## Goal
Exactly reproduce the lines that run from the one containing "Clone this chart in matplotlib." through the one containing "ax = fig.add_axes([84", ends included, with no pictures.

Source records

_ _ _ _

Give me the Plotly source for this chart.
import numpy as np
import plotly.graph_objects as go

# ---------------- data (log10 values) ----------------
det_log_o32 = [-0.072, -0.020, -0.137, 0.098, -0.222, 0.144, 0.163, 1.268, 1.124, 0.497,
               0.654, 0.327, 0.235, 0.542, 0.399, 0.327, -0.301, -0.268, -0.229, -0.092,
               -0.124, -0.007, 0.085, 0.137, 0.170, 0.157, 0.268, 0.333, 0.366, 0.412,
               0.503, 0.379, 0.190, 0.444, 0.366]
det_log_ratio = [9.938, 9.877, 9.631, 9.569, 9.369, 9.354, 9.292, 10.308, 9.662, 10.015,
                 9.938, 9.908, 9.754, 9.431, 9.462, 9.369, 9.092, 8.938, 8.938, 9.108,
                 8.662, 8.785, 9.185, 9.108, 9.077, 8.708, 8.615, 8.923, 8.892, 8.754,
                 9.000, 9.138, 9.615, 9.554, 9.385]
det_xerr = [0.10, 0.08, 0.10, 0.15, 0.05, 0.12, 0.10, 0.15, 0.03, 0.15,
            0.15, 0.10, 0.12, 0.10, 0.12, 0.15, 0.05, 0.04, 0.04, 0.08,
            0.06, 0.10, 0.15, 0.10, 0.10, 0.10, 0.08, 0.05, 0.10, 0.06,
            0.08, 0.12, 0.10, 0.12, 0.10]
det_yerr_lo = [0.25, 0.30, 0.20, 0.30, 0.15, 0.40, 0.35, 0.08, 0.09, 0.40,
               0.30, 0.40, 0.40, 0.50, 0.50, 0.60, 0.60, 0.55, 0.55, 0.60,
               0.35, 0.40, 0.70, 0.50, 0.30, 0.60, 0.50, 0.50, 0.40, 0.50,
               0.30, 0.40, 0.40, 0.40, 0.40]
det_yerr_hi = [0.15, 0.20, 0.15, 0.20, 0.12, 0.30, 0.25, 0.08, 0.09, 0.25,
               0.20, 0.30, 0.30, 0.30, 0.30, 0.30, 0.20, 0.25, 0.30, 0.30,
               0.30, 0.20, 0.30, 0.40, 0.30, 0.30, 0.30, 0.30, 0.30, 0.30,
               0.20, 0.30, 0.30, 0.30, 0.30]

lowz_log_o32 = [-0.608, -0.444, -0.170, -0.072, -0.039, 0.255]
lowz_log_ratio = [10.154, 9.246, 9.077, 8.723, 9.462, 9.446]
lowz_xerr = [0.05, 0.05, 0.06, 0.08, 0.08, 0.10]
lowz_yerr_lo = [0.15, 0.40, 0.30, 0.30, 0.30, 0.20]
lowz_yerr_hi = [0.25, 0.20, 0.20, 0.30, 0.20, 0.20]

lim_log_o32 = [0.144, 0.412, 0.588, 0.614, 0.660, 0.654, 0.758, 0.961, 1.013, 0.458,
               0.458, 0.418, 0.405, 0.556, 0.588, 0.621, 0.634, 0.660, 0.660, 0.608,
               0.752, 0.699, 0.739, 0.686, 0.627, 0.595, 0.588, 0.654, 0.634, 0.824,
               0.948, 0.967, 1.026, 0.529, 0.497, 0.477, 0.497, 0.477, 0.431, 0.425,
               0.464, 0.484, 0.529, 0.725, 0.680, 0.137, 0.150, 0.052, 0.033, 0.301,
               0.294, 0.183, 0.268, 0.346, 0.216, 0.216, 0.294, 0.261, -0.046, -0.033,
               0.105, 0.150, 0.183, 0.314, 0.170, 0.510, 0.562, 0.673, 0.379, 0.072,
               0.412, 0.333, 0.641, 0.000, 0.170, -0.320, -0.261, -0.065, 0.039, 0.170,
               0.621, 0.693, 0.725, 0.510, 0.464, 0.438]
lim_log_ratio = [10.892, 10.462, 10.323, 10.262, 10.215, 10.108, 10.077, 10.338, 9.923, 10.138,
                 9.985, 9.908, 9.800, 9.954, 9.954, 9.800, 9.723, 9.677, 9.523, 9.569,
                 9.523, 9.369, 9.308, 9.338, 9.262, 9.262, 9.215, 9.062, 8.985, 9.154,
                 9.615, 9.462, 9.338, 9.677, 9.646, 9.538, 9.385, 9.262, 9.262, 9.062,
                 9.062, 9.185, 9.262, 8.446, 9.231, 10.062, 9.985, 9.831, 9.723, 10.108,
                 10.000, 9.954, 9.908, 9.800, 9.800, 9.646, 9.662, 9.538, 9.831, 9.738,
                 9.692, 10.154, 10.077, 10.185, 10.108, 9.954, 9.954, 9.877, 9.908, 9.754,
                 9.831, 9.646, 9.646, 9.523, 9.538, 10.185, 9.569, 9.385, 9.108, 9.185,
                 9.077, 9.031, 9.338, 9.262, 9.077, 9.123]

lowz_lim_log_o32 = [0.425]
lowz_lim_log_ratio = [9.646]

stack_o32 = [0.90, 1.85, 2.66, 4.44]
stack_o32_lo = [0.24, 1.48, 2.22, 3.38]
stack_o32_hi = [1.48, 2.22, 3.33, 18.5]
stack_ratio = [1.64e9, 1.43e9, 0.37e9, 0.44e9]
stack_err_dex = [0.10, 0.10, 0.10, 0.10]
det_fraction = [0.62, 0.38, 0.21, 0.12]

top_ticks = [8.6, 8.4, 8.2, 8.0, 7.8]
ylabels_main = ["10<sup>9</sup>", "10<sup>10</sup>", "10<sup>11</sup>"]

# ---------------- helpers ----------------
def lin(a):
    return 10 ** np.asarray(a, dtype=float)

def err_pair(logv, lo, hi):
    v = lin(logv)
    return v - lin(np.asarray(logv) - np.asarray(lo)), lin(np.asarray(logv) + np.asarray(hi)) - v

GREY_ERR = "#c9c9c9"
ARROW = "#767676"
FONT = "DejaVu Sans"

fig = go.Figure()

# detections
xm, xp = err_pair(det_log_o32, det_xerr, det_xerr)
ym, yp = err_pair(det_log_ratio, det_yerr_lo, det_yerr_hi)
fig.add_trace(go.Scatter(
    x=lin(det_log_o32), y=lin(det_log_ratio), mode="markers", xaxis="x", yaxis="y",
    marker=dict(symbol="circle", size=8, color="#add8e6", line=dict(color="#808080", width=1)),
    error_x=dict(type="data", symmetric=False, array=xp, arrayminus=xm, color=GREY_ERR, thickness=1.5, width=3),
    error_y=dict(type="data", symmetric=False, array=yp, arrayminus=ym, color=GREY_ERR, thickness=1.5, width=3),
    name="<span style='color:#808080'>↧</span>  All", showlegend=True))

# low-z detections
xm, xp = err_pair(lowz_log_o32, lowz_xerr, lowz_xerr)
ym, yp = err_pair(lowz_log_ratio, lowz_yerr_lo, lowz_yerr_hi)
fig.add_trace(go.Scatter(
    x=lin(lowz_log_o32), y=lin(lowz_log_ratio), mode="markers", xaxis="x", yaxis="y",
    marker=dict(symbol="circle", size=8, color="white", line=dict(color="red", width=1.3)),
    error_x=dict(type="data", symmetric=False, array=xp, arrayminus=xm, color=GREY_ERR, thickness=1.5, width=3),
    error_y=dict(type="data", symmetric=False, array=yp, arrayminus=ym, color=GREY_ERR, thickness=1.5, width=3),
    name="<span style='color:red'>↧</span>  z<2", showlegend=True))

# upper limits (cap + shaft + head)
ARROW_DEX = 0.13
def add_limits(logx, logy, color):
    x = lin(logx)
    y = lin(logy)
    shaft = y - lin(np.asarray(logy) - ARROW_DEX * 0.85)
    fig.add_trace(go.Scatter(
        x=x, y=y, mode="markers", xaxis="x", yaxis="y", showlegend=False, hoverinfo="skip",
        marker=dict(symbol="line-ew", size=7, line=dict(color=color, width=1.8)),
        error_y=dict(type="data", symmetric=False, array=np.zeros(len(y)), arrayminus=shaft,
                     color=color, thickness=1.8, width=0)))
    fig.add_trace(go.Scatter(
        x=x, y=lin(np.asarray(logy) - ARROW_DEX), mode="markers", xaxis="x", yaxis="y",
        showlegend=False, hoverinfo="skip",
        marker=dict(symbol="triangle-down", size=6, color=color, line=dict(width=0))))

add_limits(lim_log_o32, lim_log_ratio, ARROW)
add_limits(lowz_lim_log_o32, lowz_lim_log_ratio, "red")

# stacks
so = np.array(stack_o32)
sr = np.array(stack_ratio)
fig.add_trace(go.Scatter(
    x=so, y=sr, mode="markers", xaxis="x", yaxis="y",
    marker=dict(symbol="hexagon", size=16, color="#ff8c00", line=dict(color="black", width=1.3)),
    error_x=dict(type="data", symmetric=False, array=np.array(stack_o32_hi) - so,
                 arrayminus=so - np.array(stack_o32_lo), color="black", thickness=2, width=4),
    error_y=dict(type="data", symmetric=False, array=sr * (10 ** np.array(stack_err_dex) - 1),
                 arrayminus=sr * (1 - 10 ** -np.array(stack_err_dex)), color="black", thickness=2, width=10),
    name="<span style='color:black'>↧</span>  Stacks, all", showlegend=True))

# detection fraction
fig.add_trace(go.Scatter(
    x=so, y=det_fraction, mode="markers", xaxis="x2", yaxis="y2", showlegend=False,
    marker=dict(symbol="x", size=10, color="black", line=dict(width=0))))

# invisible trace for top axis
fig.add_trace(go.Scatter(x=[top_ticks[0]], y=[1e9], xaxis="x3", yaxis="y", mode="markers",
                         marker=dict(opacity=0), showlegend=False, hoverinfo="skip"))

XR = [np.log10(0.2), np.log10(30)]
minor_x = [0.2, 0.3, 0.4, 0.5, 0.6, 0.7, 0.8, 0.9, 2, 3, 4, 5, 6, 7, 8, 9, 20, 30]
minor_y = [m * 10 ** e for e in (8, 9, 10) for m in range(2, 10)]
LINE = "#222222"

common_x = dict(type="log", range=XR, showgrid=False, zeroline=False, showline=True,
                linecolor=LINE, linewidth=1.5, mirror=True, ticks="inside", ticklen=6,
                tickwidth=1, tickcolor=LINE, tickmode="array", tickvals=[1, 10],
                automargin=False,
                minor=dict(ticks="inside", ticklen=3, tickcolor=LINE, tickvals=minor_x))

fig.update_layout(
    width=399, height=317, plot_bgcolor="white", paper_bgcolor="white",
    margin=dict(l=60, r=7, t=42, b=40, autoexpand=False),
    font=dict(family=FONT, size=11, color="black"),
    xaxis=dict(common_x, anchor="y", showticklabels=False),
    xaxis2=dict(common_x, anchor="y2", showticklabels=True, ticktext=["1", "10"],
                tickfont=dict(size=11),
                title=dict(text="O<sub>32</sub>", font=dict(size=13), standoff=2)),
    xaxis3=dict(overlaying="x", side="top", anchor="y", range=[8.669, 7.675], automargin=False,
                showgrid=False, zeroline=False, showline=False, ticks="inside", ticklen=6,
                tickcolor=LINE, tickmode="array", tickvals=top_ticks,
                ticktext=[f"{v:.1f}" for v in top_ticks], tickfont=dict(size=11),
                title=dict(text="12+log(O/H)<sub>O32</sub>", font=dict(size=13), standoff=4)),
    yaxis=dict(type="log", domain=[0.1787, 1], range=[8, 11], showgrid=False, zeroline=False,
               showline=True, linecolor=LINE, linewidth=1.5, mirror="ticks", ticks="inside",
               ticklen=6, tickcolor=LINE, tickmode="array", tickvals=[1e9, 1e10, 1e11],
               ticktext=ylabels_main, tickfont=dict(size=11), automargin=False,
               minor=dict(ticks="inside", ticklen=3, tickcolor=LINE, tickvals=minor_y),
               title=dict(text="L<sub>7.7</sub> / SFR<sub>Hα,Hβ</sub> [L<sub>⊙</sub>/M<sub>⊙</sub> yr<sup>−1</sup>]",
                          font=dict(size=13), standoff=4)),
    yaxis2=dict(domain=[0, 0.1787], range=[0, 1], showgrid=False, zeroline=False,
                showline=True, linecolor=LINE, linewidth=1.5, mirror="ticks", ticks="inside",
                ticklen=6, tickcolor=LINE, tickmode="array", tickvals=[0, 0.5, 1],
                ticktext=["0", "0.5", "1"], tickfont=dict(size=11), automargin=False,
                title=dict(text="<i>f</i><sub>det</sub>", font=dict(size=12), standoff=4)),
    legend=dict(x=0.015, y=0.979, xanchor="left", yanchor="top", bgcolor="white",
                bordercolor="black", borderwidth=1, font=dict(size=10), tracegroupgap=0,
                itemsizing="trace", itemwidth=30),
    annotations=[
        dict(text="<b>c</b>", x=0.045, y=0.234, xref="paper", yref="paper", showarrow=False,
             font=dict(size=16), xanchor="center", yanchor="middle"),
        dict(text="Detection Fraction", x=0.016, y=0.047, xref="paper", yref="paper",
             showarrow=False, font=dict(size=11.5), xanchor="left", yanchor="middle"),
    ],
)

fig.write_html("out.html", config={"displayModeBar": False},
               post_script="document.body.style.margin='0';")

_ _ _ _

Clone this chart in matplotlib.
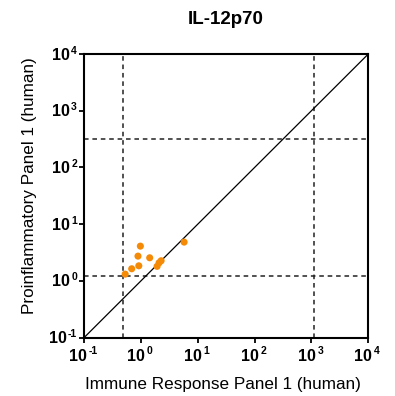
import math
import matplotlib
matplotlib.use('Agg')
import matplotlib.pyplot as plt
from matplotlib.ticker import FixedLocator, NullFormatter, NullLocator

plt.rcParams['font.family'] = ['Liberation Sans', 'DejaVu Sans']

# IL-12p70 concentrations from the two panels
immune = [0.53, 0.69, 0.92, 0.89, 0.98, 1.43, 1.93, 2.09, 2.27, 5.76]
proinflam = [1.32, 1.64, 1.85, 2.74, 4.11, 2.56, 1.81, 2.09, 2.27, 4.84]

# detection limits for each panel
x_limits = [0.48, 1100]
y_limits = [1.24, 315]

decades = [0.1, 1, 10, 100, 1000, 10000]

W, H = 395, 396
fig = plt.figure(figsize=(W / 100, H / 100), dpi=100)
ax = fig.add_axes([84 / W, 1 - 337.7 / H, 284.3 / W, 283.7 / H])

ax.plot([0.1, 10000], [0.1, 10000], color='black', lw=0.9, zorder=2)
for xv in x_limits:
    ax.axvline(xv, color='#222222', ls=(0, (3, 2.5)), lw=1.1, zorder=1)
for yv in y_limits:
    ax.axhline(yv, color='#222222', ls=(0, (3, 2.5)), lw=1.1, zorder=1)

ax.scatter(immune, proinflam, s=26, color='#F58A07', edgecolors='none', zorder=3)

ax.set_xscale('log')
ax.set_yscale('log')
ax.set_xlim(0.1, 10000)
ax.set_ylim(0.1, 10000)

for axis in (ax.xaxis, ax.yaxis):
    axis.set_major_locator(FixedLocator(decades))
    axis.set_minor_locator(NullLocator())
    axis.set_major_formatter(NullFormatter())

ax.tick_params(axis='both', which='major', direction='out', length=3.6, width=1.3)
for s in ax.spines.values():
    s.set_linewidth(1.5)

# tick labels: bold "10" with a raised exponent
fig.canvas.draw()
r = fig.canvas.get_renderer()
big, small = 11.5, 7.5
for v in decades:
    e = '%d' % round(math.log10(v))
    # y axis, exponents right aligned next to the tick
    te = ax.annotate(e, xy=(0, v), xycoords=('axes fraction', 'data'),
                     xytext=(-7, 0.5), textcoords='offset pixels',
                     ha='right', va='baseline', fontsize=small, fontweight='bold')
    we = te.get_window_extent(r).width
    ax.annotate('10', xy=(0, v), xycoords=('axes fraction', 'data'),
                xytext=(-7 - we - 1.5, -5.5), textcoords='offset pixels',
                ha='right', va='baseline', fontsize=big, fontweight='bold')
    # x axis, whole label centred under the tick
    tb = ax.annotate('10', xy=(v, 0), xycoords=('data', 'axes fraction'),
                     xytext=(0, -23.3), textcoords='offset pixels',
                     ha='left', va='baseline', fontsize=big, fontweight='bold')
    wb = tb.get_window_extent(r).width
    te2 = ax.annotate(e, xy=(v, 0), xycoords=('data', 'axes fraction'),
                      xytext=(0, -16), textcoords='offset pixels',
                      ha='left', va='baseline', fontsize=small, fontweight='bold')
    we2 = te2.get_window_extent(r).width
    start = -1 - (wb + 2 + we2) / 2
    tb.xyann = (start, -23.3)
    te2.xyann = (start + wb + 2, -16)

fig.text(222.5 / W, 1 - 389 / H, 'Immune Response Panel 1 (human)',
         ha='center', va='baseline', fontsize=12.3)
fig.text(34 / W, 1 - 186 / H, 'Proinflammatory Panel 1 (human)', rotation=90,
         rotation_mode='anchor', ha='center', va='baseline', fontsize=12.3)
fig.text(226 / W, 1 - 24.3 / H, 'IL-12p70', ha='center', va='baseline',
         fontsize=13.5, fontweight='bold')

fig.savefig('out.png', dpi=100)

_ _ _ _

## Solution
Clone this chart in matplotlib.
import math
import matplotlib
matplotlib.use('Agg')
import matplotlib.pyplot as plt
from matplotlib.ticker import FixedLocator, NullFormatter, NullLocator

plt.rcParams['font.family'] = ['Liberation Sans', 'DejaVu Sans']

# IL-12p70 concentrations from the two panels
immune = [0.53, 0.69, 0.92, 0.89, 0.98, 1.43, 1.93, 2.09, 2.27, 5.76]
proinflam = [1.32, 1.64, 1.85, 2.74, 4.11, 2.56, 1.81, 2.09, 2.27, 4.84]

# detection limits for each panel
x_limits = [0.48, 1100]
y_limits = [1.24, 315]

decades = [0.1, 1, 10, 100, 1000, 10000]

W, H = 395, 396
fig = plt.figure(figsize=(W / 100, H / 100), dpi=100)
ax = fig.add_axes([84 / W, 1 - 337.7 / H, 284.3 / W, 283.7 / H])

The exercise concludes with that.